Transcribe the whole listing without a single picture.

#### DATA EXTRACT

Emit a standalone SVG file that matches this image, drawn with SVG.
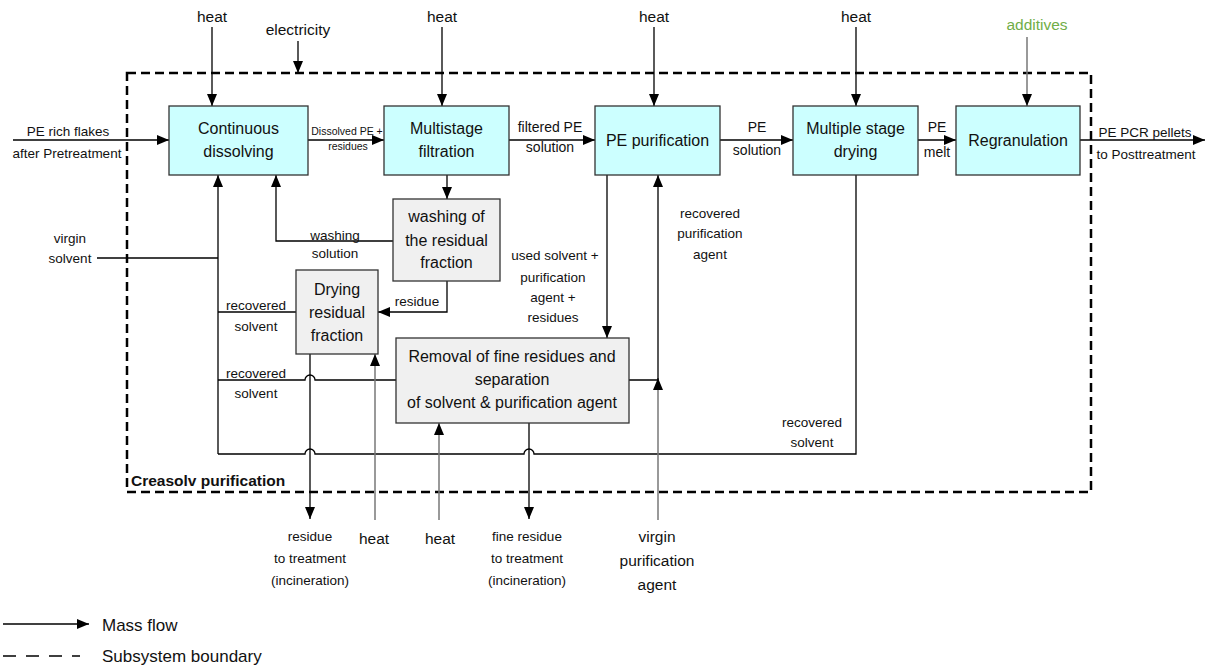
<svg xmlns="http://www.w3.org/2000/svg" width="1206" height="667" viewBox="0 0 1206 667">
<defs>
<marker id="ah" markerUnits="userSpaceOnUse" markerWidth="12" markerHeight="10" refX="12" refY="5" orient="auto" viewBox="0 0 12 10"><path d="M0,0 L12,5 L0,10 z" fill="#000"/></marker>
<style>
text{font-family:"Liberation Sans",Arial,sans-serif;fill:#111;text-anchor:middle}
.box{fill:#CCFFFF;stroke:#333;stroke-width:1.3}
.gbox{fill:#F0F0F0;stroke:#333;stroke-width:1.3}
.bt{font-size:16px}
.lbl{font-size:13.5px}
.top{font-size:15.5px}
.c{fill:none;stroke:#000;stroke-width:1.3}
.g{fill:none;stroke:#777;stroke-width:1.5}
.a{marker-end:url(#ah)}
.bnd{fill:none;stroke:#000;stroke-width:2.5;stroke-dasharray:9 5}
</style>
</defs>
<rect width="1206" height="667" fill="#fff"/>
<g id="boundary">
<rect class="bnd" x="127" y="73" width="964" height="419"/>
<text x="131" y="486" style="font-size:15.5px;font-weight:bold;text-anchor:start">Creasolv purification</text>
</g>
<g id="connectors">
<path class="c a" d="M212,27 V106"/>
<path class="c a" d="M298,41 V73"/>
<path class="c a" d="M442,27 V106"/>
<path class="c a" d="M654,27 V106"/>
<path class="c a" d="M856,27 V106"/>
<path class="g a" d="M1027,37 V106"/>
<path class="c a" d="M13,140 H169"/>
<path class="c a" d="M308,140 H384"/>
<path class="c a" d="M509,140 H595"/>
<path class="c a" d="M720,140 H793"/>
<path class="c a" d="M918,140 H956"/>
<path class="c a" d="M1080,140 H1205"/>
<path class="c a" d="M447,175 V199"/>
<path class="c a" d="M393,241 H276 V175"/>
<path class="c a" d="M447,281 V312 H378"/>
<path class="c" d="M296,312 H218"/>
<path class="c" d="M97,258 H218"/>
<path class="c a" d="M218,454 V175"/>
<path class="c" d="M396,380 H315 A5,5 0 0 0 305,380 H218"/>
<path class="c a" d="M310,354 V519"/>
<path class="c" d="M856,175 V454 H534 A5,5 0 0 0 524,454 H315 A5,5 0 0 0 305,454 H218"/>
<path class="c a" d="M607,175 V338"/>
<path class="c a" d="M529,423 V519"/>
<path class="g a" d="M375,520 V354"/>
<path class="g a" d="M439,520 V423"/>
<path class="g a" d="M658,520 V378"/>
<path class="c a" d="M629,380 H658 V175"/>
</g>
<g id="n-dissolving"><rect class="box" x="169" y="106" width="139" height="69"/><text class="bt" x="238.5" y="134">Continuous</text><text class="bt" x="238.5" y="157">dissolving</text></g>
<g id="n-filtration"><rect class="box" x="384" y="106" width="125" height="69"/><text class="bt" x="446.5" y="134">Multistage</text><text class="bt" x="446.5" y="157">filtration</text></g>
<g id="n-purification"><rect class="box" x="595" y="106" width="125" height="69"/><text class="bt" x="657.5" y="146">PE purification</text></g>
<g id="n-drying"><rect class="box" x="793" y="106" width="125" height="69"/><text class="bt" x="855.5" y="134">Multiple stage</text><text class="bt" x="855.5" y="157">drying</text></g>
<g id="n-regranulation"><rect class="box" x="956" y="106" width="124" height="69"/><text class="bt" x="1018" y="146">Regranulation</text></g>
<g id="n-washing"><rect class="gbox" x="393" y="199" width="107" height="82"/><text class="bt" x="446.5" y="222">washing of</text><text class="bt" x="446.5" y="246">the residual</text><text class="bt" x="446.5" y="268">fraction</text></g>
<g id="n-dryres"><rect class="gbox" x="296" y="270" width="82" height="84"/><text class="bt" x="337" y="295">Drying</text><text class="bt" x="337" y="318">residual</text><text class="bt" x="337" y="341">fraction</text></g>
<g id="n-removal"><rect class="gbox" x="396" y="338" width="233" height="85"/><text class="bt" x="512" y="362">Removal of fine residues and</text><text class="bt" x="512" y="385">separation</text><text class="bt" x="512" y="408">of solvent &amp; purification agent</text></g>
<g id="labels">
<text class="top" x="212" y="22">heat</text>
<text class="top" x="298" y="35">electricity</text>
<text class="top" x="442" y="22">heat</text>
<text class="top" x="654" y="22">heat</text>
<text class="top" x="856" y="22">heat</text>
<text class="top" x="1037" y="30" style="fill:#70AD47">additives</text>
<text class="lbl" x="68" y="136">PE rich flakes</text>
<text class="lbl" x="67" y="158">after Pretreatment</text>
<text x="347" y="135" style="font-size:10.5px">Dissolved PE +</text>
<text x="348" y="150" style="font-size:10.5px">residues</text>
<text x="550" y="132" style="font-size:14px">filtered PE</text>
<text x="550" y="152" style="font-size:14px">solution</text>
<text x="757" y="132" style="font-size:14px">PE</text>
<text x="757" y="155" style="font-size:14px">solution</text>
<text x="937" y="132" style="font-size:14px">PE</text>
<text x="937" y="157" style="font-size:14px">melt</text>
<text class="lbl" x="1145" y="137">PE PCR pellets</text>
<text class="lbl" x="1146" y="159">to Posttreatment</text>
<text class="lbl" x="70" y="243">virgin</text>
<text class="lbl" x="70" y="263">solvent</text>
<text class="lbl" x="335" y="240">washing</text>
<text class="lbl" x="335" y="258">solution</text>
<text class="lbl" x="256" y="310">recovered</text>
<text class="lbl" x="256" y="331">solvent</text>
<text class="lbl" x="256" y="378">recovered</text>
<text class="lbl" x="256" y="398">solvent</text>
<text class="lbl" x="417" y="306">residue</text>
<text class="lbl" x="555" y="260">used solvent  +</text>
<text class="lbl" x="553" y="282">purification</text>
<text class="lbl" x="553" y="302">agent  +</text>
<text class="lbl" x="553" y="322">residues</text>
<text class="lbl" x="710" y="218">recovered</text>
<text class="lbl" x="710" y="238">purification</text>
<text class="lbl" x="710" y="259">agent</text>
<text class="lbl" x="812" y="427">recovered</text>
<text class="lbl" x="812" y="447">solvent</text>
<text class="lbl" x="310" y="541">residue</text>
<text class="lbl" x="310" y="563">to treatment</text>
<text class="lbl" x="310" y="585">(incineration)</text>
<text class="top" x="374" y="544">heat</text>
<text class="top" x="440" y="544">heat</text>
<text class="lbl" x="527" y="541">fine residue</text>
<text class="lbl" x="527" y="563">to treatment</text>
<text class="lbl" x="527" y="585">(incineration)</text>
<text class="top" x="657" y="542">virgin</text>
<text class="top" x="657" y="566">purification</text>
<text class="top" x="657" y="590">agent</text>
</g>
<g id="legend">
<path class="c a" d="M3,624 H89"/>
<text x="102" y="631" style="font-size:17px;text-anchor:start">Mass flow</text>
<path d="M3,656 H80" style="fill:none;stroke:#000;stroke-width:1.5;stroke-dasharray:13 10"/>
<text x="102" y="662" style="font-size:17px;text-anchor:start">Subsystem boundary</text>
</g>
</svg>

########

=== FINISHED TASK ===
Emit a standalone SVG file that matches this image, drawn with SVG.
<svg xmlns="http://www.w3.org/2000/svg" width="1206" height="667" viewBox="0 0 1206 667">
<defs>
<marker id="ah" markerUnits="userSpaceOnUse" markerWidth="12" markerHeight="10" refX="12" refY="5" orient="auto" viewBox="0 0 12 10"><path d="M0,0 L12,5 L0,10 z" fill="#000"/></marker>
<style>
text{font-family:"Liberation Sans",Arial,sans-serif;fill:#111;text-anchor:middle}
.box{fill:#CCFFFF;stroke:#333;stroke-width:1.3}
.gbox{fill:#F0F0F0;stroke:#333;stroke-width:1.3}
.bt{font-size:16px}
.lbl{font-size:13.5px}
.top{font-size:15.5px}
.c{fill:none;stroke:#000;stroke-width:1.3}
.g{fill:none;stroke:#777;stroke-width:1.5}
.a{marker-end:url(#ah)}
.bnd{fill:none;stroke:#000;stroke-width:2.5;stroke-dasharray:9 5}
</style>
</defs>
<rect width="1206" height="667" fill="#fff"/>
<g id="boundary">
<rect class="bnd" x="127" y="73" width="964" height="419"/>
<text x="131" y="486" style="font-size:15.5px;font-weight:bold;text-anchor:start">Creasolv purification</text>
</g>
<g id="connectors">
<path class="c a" d="M212,27 V106"/>
<path class="c a" d="M298,41 V73"/>
<path class="c a" d="M442,27 V106"/>
<path class="c a" d="M654,27 V106"/>
<path class="c a" d="M856,27 V106"/>
<path class="g a" d="M1027,37 V106"/>
<path class="c a" d="M13,140 H169"/>
<path class="c a" d="M308,140 H384"/>
<path class="c a" d="M509,140 H595"/>
<path class="c a" d="M720,140 H793"/>
<path class="c a" d="M918,140 H956"/>
<path class="c a" d="M1080,140 H1205"/>
<path class="c a" d="M447,175 V199"/>
<path class="c a" d="M393,241 H276 V175"/>
<path class="c a" d="M447,281 V312 H378"/>
<path class="c" d="M296,312 H218"/>
<path class="c" d="M97,258 H218"/>
<path class="c a" d="M218,454 V175"/>
<path class="c" d="M396,380 H315 A5,5 0 0 0 305,380 H218"/>
<path class="c a" d="M310,354 V519"/>
<path class="c" d="M856,175 V454 H534 A5,5 0 0 0 524,454 H315 A5,5 0 0 0 305,454 H218"/>
<path class="c a" d="M607,175 V338"/>
<path class="c a" d="M529,423 V519"/>
<path class="g a" d="M375,520 V354"/>
<path class="g a" d="M439,520 V423"/>
<path class="g a" d="M658,520 V378"/>
<path class="c a" d="M629,380 H658 V175"/>
</g>
<g id="n-dissolving"><rect class="box" x="169" y="106" width="139" height="69"/><text class="bt" x="238.5" y="134">Continuous</text><text class="bt" x="238.5" y="157">dissolving</text></g>
<g id="n-filtration"><rect class="box" x="384" y="106" width="125" height="69"/><text class="bt" x="446.5" y="134">Multistage</text><text class="bt" x="446.5" y="157">filtration</text></g>
<g id="n-purification"><rect class="box" x="595" y="106" width="125" height="69"/><text class="bt" x="657.5" y="146">PE purification</text></g>
<g id="n-drying"><rect class="box" x="793" y="106" width="125" height="69"/><text class="bt" x="855.5" y="134">Multiple stage</text><text class="bt" x="855.5" y="157">drying</text></g>
<g id="n-regranulation"><rect class="box" x="956" y="106" width="124" height="69"/><text class="bt" x="1018" y="146">Regranulation</text></g>
<g id="n-washing"><rect class="gbox" x="393" y="199" width="107" height="82"/><text class="bt" x="446.5" y="222">washing of</text><text class="bt" x="446.5" y="246">the residual</text><text class="bt" x="446.5" y="268">fraction</text></g>
<g id="n-dryres"><rect class="gbox" x="296" y="270" width="82" height="84"/><text class="bt" x="337" y="295">Drying</text><text class="bt" x="337" y="318">residual</text><text class="bt" x="337" y="341">fraction</text></g>
<g id="n-removal"><rect class="gbox" x="396" y="338" width="233" height="85"/><text class="bt" x="512" y="362">Removal of fine residues and</text><text class="bt" x="512" y="385">separation</text><text class="bt" x="512" y="408">of solvent &amp; purification agent</text></g>
<g id="labels">
<text class="top" x="212" y="22">heat</text>
<text class="top" x="298" y="35">electricity</text>
<text class="top" x="442" y="22">heat</text>
<text class="top" x="654" y="22">heat</text>
<text class="top" x="856" y="22">heat</text>
<text class="top" x="1037" y="30" style="fill:#70AD47">additives</text>
<text class="lbl" x="68" y="136">PE rich flakes</text>
<text class="lbl" x="67" y="158">after Pretreatment</text>
<text x="347" y="135" style="font-size:10.5px">Dissolved PE +</text>
<text x="348" y="150" style="font-size:10.5px">residues</text>
<text x="550" y="132" style="font-size:14px">filtered PE</text>
<text x="550" y="152" style="font-size:14px">solution</text>
<text x="757" y="132" style="font-size:14px">PE</text>
<text x="757" y="155" style="font-size:14px">solution</text>
<text x="937" y="132" style="font-size:14px">PE</text>
<text x="937" y="157" style="font-size:14px">melt</text>
<text class="lbl" x="1145" y="137">PE PCR pellets</text>
<text class="lbl" x="1146" y="159">to Posttreatment</text>
<text class="lbl" x="70" y="243">virgin</text>
<text class="lbl" x="70" y="263">solvent</text>
<text class="lbl" x="335" y="240">washing</text>
<text class="lbl" x="335" y="258">solution</text>
<text class="lbl" x="256" y="310">recovered</text>
<text class="lbl" x="256" y="331">solvent</text>
<text class="lbl" x="256" y="378">recovered</text>
<text class="lbl" x="256" y="398">solvent</text>
<text class="lbl" x="417" y="306">residue</text>
<text class="lbl" x="555" y="260">used solvent  +</text>
<text class="lbl" x="553" y="282">purification</text>
<text class="lbl" x="553" y="302">agent  +</text>
<text class="lbl" x="553" y="322">residues</text>
<text class="lbl" x="710" y="218">recovered</text>
<text class="lbl" x="710" y="238">purification</text>
<text class="lbl" x="710" y="259">agent</text>
<text class="lbl" x="812" y="427">recovered</text>
<text class="lbl" x="812" y="447">solvent</text>
<text class="lbl" x="310" y="541">residue</text>
<text class="lbl" x="310" y="563">to treatment</text>
<text class="lbl" x="310" y="585">(incineration)</text>
<text class="top" x="374" y="544">heat</text>
<text class="top" x="440" y="544">heat</text>
<text class="lbl" x="527" y="541">fine residue</text>
<text class="lbl" x="527" y="563">to treatment</text>
<text class="lbl" x="527" y="585">(incineration)</text>
<text class="top" x="657" y="542">virgin</text>
<text class="top" x="657" y="566">purification</text>
<text class="top" x="657" y="590">agent</text>
</g>
<g id="legend">
<path class="c a" d="M3,624 H89"/>
<text x="102" y="631" style="font-size:17px;text-anchor:start">Mass flow</text>
<path d="M3,656 H80" style="fill:none;stroke:#000;stroke-width:1.5;stroke-dasharray:13 10"/>
<text x="102" y="662" style="font-size:17px;text-anchor:start">Subsystem boundary</text>
</g>
</svg>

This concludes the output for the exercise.